Don’t have any children and …. I don’t know how I would do – if my children were bright – and if I had the money – yes and would expect them to work to get their own money too.
No, I would not pay my child to go to school. I might rewarard them if they did particularly well but not simply for going. Some things are expected and need to simply happen. Not every simple action should be rewarded. Now, I suppose some kids have issues and need a reward/incentive for attending. That would be different.
I’d be interested to see what ses the cohort group was. $ can be a strong motivator for some and not matter a hill of beans to others…
I think merit pay is an excellent idea as merit is rewarded in other professions. However, figuring out how to design an effective method to determine the merit is very difficult. If you just look at test scores, the teacher with advanced students almost automatically gets merit pay. If you look at where students start compared to where they end, the same teacher might not get much while an excellent teacher of students who come in with few abilities might do very well.
Standardized test as determiner of reward also has problems. Some students do quite well on test while others don’t. Teaching to the test is a prevalent and, for the students in particular, a disastrous problem, squeezing out a more rounded education not only in the area being taught, but in time dedicated to other, less quantifiable areas with major dividends for children such as art, physical education and music. Let me qualify that by saying that by physical education, I’m not talking about athletics, but about learning how to be physically fit, how to exercise, learning the skills for life long activities and so on.
Another undesirable result can be along the lines of the cheating scandal in Atlanta (and other places):
As a former teacher, I believe the teachers should be willing, able and required to show competency in their field of expertise and if they can’t, should be required to work toward competency within a a reasonable tie frame, or be helped to find a field in which they can better work. It’s not fair to the students otherwise. If we expect students to show a grasp of the subject, how much more should we require teachers to do the same?
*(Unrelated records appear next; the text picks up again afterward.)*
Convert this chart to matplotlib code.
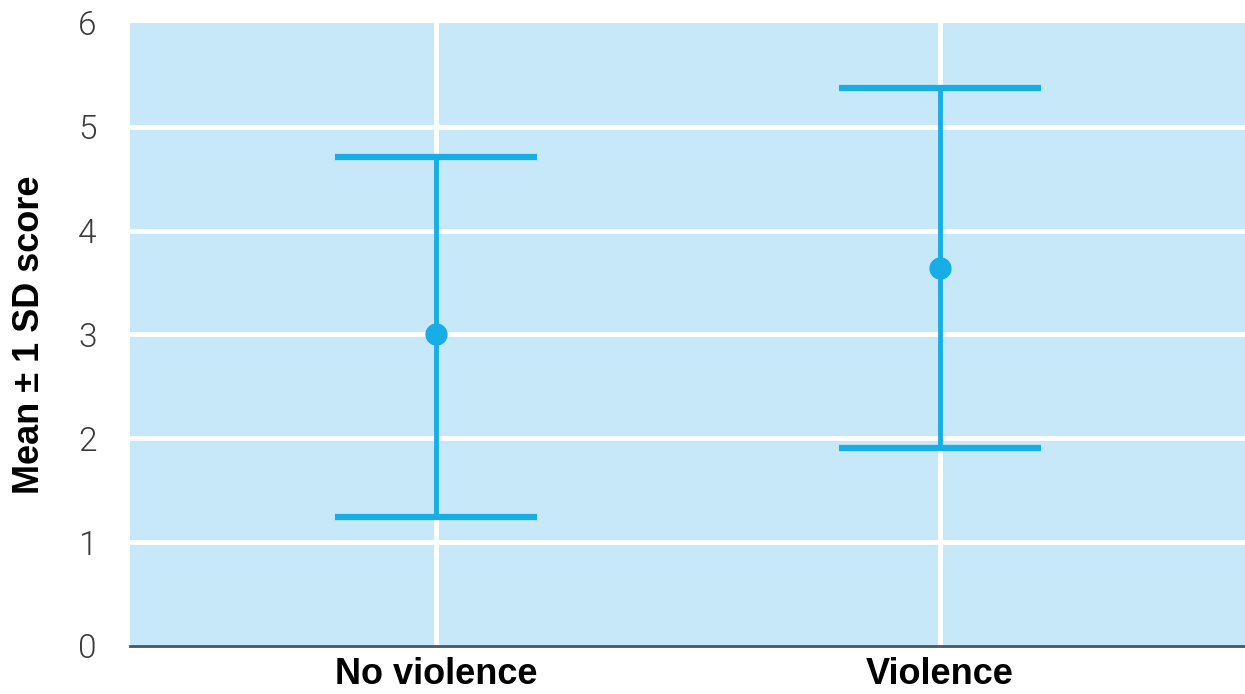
import matplotlib
matplotlib.use("Agg")
import matplotlib.pyplot as plt

# Group summaries: mean score and +/- 1 SD bounds
groups = ["No violence", "Violence"]
means = [3.0, 3.64]
upper = [4.71, 5.37]
lower = [1.24, 1.91]
y_ticks = [0, 1, 2, 3, 4, 5, 6]

line_color = "#17ade6"
panel_color = "#c6e8f8"

fig = plt.figure(figsize=(12.45, 6.94), dpi=100)
ax = fig.add_axes([0.1044, 0.0692, 0.8956, 0.8977])
ax.set_facecolor(panel_color)

x = list(range(len(groups)))
err_low = [m - lo for m, lo in zip(means, lower)]
err_high = [hi - m for m, hi in zip(means, upper)]

# white grid lines
for yv in y_ticks[1:-1]:
    ax.axhline(yv, color="white", lw=3.5, zorder=1)
for xv in x:
    ax.axvline(xv, color="white", lw=3.5, zorder=1)

ax.errorbar(x, means, yerr=[err_low, err_high], fmt="o", color=line_color,
            ms=15, elinewidth=3.5, capsize=73, capthick=4.5, zorder=3)

ax.set_xlim(-0.607, 1.605)
ax.set_ylim(0, 6)
ax.set_yticks(y_ticks)
ax.set_xticks(x)
ax.set_xticklabels(groups, fontsize=26, fontweight="bold", family="Liberation Sans")
ax.set_yticklabels([str(v) for v in y_ticks], fontsize=24, color="#3c3c3c",
                   family="Roboto", fontweight=300)
ax.tick_params(axis="both", length=0)
ax.tick_params(axis="y", pad=24)
ax.tick_params(axis="x", pad=8)

for side in ["top", "right", "left"]:
    ax.spines[side].set_visible(False)
ax.spines["bottom"].set_color("#4a5560")
ax.spines["bottom"].set_linewidth(2)

ax.set_ylabel("Mean ± 1 SD score", fontsize=26, fontweight="bold",
              family="Liberation Sans", labelpad=22)

fig.savefig("out.png", dpi=100)
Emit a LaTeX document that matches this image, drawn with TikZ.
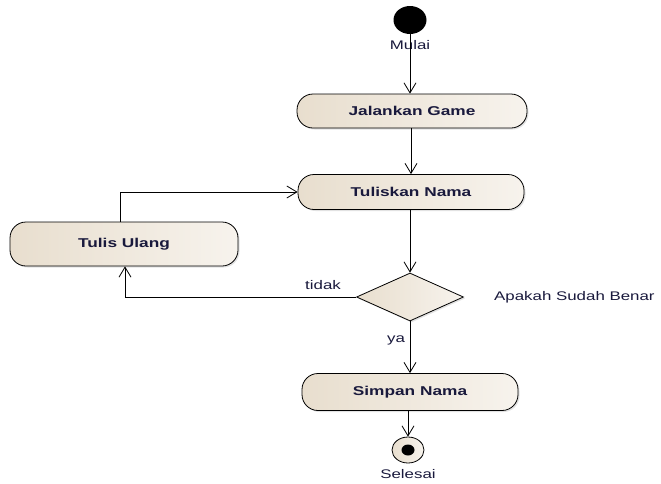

I never paid my children when they attended school and wouldn’t today. There are somethings in life we just need to do and not expect monetary results. In my home the children received an allowance because I felt it important they learn at home and from a young age how to handle money and how to save. If they wanted something and weren’t willing to save for it, they really didn’t want it. But the allowance was freely given, not tied to chores. When it comes to chores, I believed everyone does his/her part to be part of the family, based on ability. Mother’s don’t get paid for what they do around the house, why should a child. School falls into that category of things which we must do, but aren’t compensated for.